Stated task
Copy all lines that contain the word "this".

— BEGIN —

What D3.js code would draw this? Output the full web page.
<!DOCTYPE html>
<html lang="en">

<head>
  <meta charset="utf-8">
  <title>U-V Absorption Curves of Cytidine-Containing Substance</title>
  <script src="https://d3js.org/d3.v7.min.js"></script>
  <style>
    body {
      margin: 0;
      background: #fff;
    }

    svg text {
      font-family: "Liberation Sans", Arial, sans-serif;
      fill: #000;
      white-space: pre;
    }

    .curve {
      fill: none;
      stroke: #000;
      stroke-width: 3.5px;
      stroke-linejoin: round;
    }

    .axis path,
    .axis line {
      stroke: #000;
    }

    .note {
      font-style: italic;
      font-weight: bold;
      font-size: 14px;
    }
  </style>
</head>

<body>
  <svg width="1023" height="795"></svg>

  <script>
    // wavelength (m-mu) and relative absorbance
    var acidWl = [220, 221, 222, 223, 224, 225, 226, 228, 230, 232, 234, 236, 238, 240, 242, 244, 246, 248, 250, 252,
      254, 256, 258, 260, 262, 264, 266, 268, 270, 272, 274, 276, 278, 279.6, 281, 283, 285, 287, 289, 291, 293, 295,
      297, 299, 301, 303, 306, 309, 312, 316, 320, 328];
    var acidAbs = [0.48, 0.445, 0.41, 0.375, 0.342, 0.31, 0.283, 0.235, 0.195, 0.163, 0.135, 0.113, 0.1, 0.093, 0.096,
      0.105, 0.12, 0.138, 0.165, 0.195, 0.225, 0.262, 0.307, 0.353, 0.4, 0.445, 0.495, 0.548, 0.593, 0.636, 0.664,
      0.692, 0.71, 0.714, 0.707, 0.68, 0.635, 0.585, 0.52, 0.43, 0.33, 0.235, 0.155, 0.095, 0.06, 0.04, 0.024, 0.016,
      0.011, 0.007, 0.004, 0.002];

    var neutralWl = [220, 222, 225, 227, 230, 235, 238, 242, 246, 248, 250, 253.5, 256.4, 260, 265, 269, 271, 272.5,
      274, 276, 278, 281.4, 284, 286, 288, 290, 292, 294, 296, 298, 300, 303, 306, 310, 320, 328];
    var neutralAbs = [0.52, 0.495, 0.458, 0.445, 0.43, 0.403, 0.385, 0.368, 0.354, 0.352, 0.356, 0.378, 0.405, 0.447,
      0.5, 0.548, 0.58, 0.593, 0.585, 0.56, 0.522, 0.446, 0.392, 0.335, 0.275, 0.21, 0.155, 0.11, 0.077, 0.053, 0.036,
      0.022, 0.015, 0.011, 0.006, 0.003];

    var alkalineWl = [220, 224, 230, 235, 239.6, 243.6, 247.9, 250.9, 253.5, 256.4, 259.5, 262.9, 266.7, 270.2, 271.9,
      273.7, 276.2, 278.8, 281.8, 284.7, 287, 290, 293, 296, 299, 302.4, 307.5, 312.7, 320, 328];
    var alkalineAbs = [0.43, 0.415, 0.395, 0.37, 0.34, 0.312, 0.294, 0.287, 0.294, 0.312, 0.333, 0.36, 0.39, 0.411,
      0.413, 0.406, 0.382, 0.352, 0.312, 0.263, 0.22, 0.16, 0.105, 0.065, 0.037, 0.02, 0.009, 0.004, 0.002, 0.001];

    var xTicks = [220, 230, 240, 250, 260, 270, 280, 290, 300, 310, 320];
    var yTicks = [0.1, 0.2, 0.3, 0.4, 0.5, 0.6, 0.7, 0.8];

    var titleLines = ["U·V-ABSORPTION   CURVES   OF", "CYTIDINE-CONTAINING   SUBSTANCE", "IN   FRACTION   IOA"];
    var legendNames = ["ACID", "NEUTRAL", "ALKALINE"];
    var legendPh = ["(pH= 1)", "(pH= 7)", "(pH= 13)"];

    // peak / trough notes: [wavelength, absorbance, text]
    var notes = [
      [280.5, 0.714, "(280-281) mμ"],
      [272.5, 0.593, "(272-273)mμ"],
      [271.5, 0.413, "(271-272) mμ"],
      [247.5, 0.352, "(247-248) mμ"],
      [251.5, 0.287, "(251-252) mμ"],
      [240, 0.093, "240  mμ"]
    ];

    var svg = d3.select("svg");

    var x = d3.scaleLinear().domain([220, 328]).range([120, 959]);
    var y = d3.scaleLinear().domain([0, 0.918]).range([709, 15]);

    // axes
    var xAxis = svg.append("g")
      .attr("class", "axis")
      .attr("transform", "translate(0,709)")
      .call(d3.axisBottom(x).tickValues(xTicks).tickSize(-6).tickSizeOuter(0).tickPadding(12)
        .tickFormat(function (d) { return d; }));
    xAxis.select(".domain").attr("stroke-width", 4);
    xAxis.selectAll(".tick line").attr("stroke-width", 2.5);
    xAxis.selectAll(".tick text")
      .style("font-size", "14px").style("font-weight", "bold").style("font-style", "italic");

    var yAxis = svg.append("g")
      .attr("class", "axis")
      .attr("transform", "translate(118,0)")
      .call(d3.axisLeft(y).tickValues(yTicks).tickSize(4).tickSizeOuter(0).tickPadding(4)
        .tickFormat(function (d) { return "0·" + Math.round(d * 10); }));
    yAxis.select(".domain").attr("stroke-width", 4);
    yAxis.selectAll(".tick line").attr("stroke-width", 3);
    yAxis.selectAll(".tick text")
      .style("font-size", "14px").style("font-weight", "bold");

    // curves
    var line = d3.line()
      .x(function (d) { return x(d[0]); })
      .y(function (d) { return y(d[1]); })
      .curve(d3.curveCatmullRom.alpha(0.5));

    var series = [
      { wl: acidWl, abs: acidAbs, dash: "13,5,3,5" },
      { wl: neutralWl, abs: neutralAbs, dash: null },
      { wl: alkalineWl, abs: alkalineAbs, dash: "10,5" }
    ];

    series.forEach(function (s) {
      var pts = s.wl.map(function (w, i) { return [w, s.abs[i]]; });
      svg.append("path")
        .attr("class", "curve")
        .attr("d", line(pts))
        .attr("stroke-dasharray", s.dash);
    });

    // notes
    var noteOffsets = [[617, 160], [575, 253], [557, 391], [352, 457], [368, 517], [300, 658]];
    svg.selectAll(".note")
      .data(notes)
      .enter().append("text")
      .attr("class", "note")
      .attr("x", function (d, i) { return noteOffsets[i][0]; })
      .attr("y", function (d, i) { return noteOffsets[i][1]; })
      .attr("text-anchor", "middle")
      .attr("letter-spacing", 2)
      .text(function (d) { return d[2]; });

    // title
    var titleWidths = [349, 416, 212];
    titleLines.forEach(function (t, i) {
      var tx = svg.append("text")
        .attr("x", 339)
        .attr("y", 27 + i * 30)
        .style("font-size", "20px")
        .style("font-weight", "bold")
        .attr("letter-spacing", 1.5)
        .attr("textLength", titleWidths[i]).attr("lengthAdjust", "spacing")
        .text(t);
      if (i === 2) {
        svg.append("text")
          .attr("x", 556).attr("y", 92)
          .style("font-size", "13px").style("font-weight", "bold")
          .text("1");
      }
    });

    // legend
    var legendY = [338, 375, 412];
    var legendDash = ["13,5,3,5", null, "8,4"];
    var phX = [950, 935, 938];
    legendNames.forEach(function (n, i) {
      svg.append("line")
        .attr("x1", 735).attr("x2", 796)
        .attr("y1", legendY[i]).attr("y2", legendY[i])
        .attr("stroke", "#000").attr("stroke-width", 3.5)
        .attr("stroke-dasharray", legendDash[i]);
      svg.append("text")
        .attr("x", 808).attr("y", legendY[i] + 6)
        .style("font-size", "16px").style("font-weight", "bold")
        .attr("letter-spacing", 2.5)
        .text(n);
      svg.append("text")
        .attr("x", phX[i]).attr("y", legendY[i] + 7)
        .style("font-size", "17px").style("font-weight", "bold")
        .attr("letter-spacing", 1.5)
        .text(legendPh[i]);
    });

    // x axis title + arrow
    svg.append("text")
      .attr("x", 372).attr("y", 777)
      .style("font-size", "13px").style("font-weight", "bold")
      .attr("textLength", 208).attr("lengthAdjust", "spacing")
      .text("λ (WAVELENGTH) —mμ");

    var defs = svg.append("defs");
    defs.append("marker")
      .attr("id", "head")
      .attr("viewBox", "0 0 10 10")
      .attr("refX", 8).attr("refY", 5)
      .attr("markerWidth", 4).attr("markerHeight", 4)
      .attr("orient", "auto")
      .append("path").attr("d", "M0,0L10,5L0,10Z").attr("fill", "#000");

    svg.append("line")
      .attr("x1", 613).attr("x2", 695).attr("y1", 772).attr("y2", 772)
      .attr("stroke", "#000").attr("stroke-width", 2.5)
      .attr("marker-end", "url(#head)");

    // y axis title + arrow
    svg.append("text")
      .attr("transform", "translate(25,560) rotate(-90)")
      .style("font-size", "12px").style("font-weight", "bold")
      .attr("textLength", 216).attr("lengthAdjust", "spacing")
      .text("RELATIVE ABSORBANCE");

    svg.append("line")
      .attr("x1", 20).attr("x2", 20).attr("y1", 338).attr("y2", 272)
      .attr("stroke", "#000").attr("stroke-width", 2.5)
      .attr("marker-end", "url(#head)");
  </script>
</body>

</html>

— END —
— BEGIN —

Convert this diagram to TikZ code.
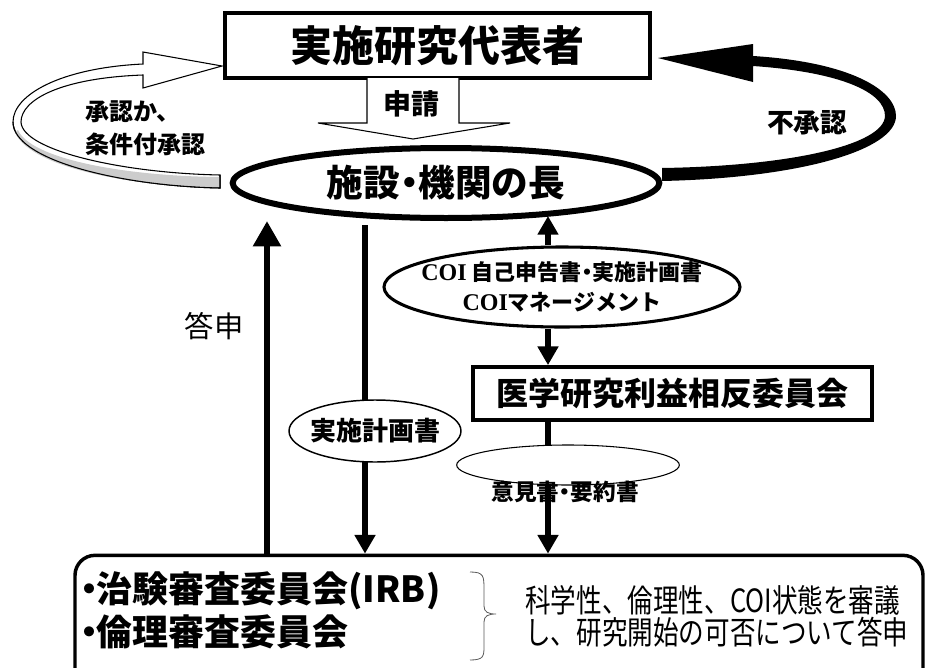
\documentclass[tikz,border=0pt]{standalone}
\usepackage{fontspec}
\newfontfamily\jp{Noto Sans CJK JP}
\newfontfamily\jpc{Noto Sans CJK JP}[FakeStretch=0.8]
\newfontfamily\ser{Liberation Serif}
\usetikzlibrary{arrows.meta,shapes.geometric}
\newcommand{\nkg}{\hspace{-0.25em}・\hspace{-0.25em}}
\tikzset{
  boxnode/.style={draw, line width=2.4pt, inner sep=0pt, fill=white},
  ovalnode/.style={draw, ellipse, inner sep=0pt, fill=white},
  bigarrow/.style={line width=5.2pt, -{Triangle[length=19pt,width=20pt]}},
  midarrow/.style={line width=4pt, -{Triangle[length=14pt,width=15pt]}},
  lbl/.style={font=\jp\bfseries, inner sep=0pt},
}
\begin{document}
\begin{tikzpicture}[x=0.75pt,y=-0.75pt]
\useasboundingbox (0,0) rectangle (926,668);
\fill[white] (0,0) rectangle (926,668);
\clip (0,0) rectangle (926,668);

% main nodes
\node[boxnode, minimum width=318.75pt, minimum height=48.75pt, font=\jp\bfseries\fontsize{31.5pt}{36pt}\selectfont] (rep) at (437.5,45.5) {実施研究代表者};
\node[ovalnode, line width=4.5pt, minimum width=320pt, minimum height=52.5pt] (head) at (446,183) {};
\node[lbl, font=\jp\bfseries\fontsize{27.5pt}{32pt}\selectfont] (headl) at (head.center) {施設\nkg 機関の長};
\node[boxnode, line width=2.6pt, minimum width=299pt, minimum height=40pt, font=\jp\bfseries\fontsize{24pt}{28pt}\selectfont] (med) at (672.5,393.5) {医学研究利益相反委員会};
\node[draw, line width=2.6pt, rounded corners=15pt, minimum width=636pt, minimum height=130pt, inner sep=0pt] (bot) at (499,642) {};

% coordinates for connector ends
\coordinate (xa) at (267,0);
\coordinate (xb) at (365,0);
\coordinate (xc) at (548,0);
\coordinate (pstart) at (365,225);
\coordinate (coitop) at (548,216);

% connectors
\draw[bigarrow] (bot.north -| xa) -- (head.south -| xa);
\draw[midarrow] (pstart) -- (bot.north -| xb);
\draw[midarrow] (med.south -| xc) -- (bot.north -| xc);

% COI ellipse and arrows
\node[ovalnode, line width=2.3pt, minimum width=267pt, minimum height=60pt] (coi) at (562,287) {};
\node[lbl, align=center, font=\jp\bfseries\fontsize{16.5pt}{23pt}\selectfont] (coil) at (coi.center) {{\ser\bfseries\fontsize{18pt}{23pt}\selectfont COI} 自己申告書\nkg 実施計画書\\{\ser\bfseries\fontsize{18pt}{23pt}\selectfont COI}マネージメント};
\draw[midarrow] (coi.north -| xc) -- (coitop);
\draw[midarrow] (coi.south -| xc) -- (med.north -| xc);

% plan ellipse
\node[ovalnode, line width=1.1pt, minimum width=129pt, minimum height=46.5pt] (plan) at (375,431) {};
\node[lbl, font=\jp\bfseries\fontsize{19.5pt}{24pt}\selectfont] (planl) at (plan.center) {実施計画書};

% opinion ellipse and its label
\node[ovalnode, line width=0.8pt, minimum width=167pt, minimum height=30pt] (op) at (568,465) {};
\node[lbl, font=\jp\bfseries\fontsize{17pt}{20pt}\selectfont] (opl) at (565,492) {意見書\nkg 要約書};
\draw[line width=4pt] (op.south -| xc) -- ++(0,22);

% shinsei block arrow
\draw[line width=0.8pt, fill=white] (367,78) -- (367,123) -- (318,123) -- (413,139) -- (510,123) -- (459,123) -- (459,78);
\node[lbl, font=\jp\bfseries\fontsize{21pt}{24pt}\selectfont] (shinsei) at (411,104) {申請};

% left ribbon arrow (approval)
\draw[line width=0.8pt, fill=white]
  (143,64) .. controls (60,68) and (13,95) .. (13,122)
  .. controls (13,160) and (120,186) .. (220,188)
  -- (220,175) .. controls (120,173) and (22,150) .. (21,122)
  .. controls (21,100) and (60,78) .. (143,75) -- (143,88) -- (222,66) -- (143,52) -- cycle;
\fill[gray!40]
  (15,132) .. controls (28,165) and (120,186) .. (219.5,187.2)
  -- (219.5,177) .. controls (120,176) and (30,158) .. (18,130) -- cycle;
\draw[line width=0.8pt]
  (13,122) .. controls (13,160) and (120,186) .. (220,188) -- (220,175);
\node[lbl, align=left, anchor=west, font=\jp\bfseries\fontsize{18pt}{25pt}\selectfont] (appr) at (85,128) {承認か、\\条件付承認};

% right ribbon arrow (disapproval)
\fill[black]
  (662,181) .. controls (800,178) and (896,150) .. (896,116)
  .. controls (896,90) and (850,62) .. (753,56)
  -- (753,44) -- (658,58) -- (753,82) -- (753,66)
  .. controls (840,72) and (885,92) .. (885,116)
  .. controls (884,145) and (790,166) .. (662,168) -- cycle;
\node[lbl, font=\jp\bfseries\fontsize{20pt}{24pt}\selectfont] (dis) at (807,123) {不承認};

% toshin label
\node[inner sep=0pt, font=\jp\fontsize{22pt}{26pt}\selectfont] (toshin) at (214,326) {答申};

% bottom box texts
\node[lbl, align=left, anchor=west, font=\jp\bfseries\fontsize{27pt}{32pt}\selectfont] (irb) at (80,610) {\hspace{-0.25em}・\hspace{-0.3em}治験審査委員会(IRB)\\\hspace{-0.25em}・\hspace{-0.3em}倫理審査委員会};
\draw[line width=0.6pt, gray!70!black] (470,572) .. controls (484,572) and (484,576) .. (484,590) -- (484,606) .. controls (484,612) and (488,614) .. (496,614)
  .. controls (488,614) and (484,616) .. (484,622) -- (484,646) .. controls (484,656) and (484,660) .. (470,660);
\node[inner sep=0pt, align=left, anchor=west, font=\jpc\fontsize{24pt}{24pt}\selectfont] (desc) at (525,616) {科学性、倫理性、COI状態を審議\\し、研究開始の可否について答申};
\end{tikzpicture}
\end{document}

— END —

Worked solution
What D3.js code would draw this? Output the full web page.
Convert this diagram to TikZ code.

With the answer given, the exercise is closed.